WEEK 4 Flashcards
Post week learning reflection
What is a response variable? Give an example
The subject we are interested in
Eg. In a study about plant growth and sun exposure the response is the plant growth
What is a predictor variable? Give an example
The factor(s) that may impact, directly or indirectly, our response variable
Eg. In a study about plant growth and sun exposure the predictor is sun exposure
What is the slope?
The rate in which the response variable changes with a unit change in the predictor
Define residuals and how is it calculated?
Its the differences between observed values of the response variable and the values predicted by the model
ei = yi - y(hat)i
where ei is the residual for the ith observation, yi is the observed response, and y(hat)i is the predicted response.

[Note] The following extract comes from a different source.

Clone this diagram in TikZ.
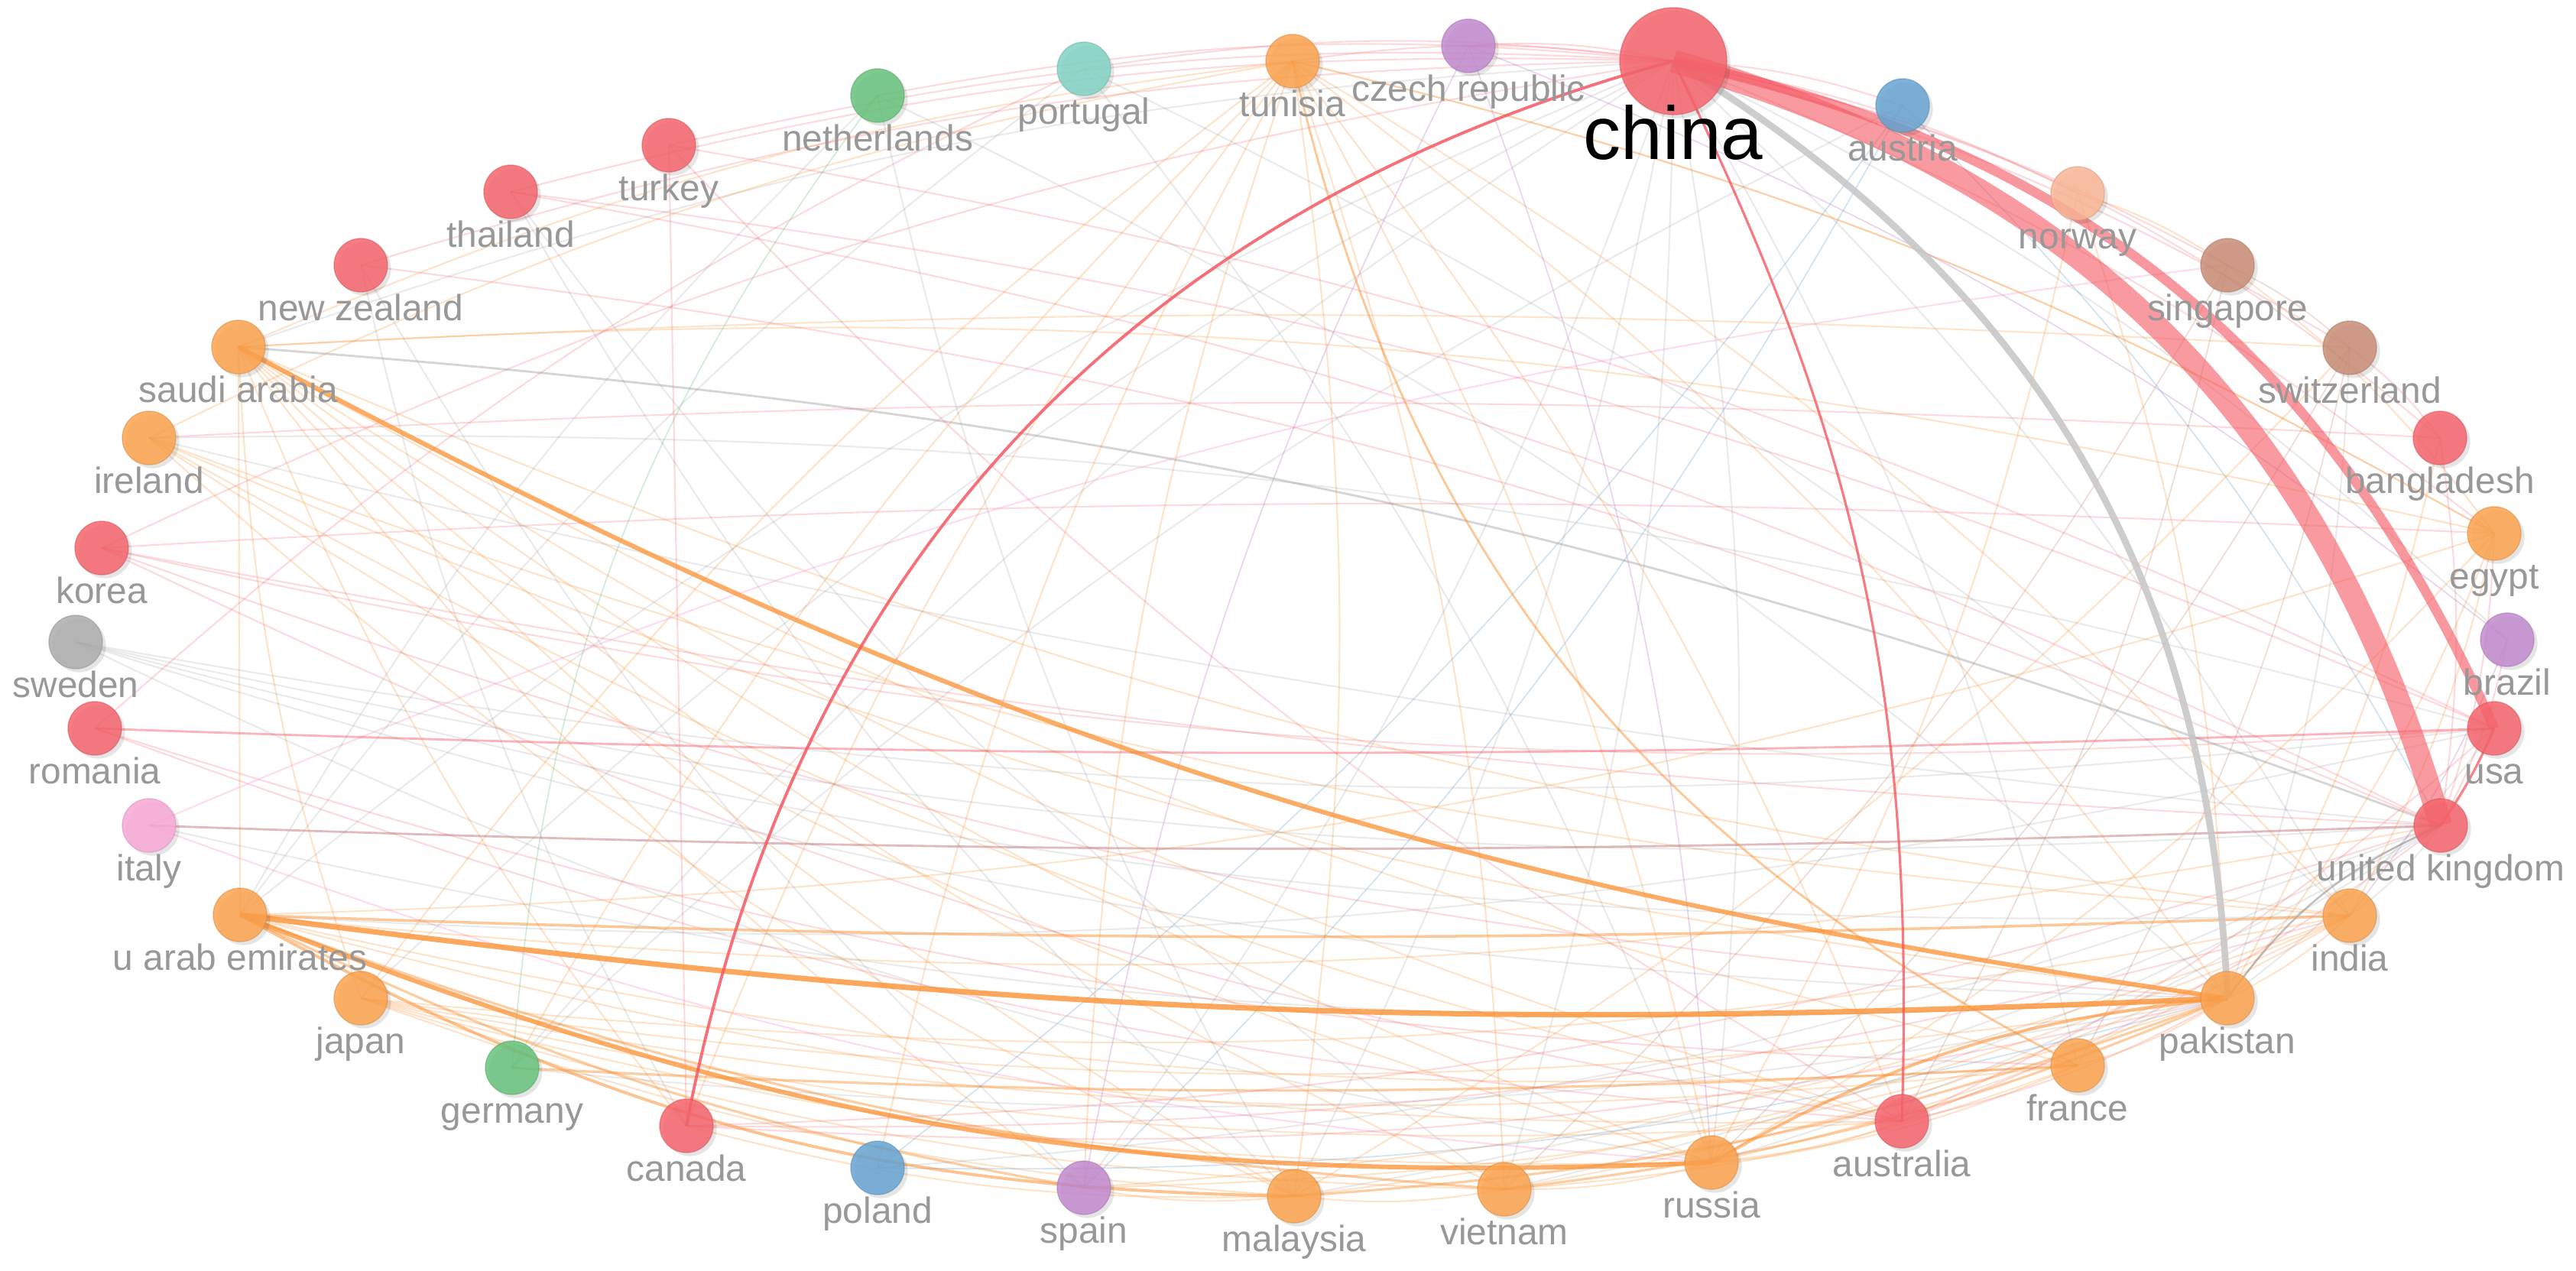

What is the coefficient of determination? and what does it do
The coefficient of determination is R^2 and it quantifies the proportion of the variance in the dependent variable that is predicted from the independent variables
R^2 = 1 - SSres / SS tot
How can we tell if the model is well-fitted?
The residuals should randomly scatter around zero with no discernible patterns when plotted against predicted values or by any of the independent variables. Which suggests that the model does not suffer from non-linearity, heteroscedasticity, or other issues that could affect the reliability of the predictions.
Define unexplained variation
It is the sum of squares of the residuals, known as the residual sum of squares SSres
Define the total sum of squares
SStot measures the total variance in the observed data. Equivalent to the sum of squares of the difference between the observed values and the mean of the observed data
Define the explained variation
SSexp is the part of the total variation in the response variable that is explained by the regression model. Represented by the difference between the total sum of squares and the residual sum of squares
SSexp = SStot - SSres
What values can R^2 take and what do they mean?
An R^2 of 0 indicates that the model does not explain any of the variability of the response data around its mean.
An R^2 of 1 indicates that the model explains all the variability of the response data around its mean.
In other words, the closer the R2 value is to 1, the better the model fits the data
What are some limitation of using R^2 to determine how good the model fits?
It will never decrease upon adding more predictors, which can lead to overfitting if not careful
It does not indicate whether the model is adequate or whether every predictor in the model is significant.
R^2 does not provide information on the correctness of the model structure or about the quality of the predictions for new data points.
Explain ANOVA for regression tests
It assesses whether any of the predictors in a multiple regression model contribute to explaining the variability in the response variable. It compares a model with all predictors included against a reduced model with only the intercept (response mean).
ANOVA for regression uses the F-statistic, which is the ratio of the mean square regression (MSR) to the mean square error (MSE).
Explain t-test for regression coefficients
Each regression coefficient can be tested individually using a t-test to determine if it is significantly different from zero. The null and alternative hypotheses for each predictor are:
H0: βj=0 (The predictor xj has no effect on the response variable.)
HA: βj≠0 (The predictor xj does have an effect on the response variable.)
CALCULATED AS
t=βj−0/ SE(βj)
where βj is the estimated coefficient and SE(βj) is the standard error of the coefficient. This t-statistic follows a t-distribution with n−p−1 degrees of freedom, where n is the sample size and p is the number of predictors.
What are the equations for an F-statistic test
F = MSR/MSE
Where:
MSR = SSreg/DFreg
MSE = SSres/DFres
F-statistic follows an F-distribution with DFreg and DFres
What are the 3 tests we must do for model validation?
Linearity: The relationship between predictors and the response should be linear.
Normality: The residuals should be normally distributed.
Homoscedasticity: The variance of residuals should be constant across predicted values.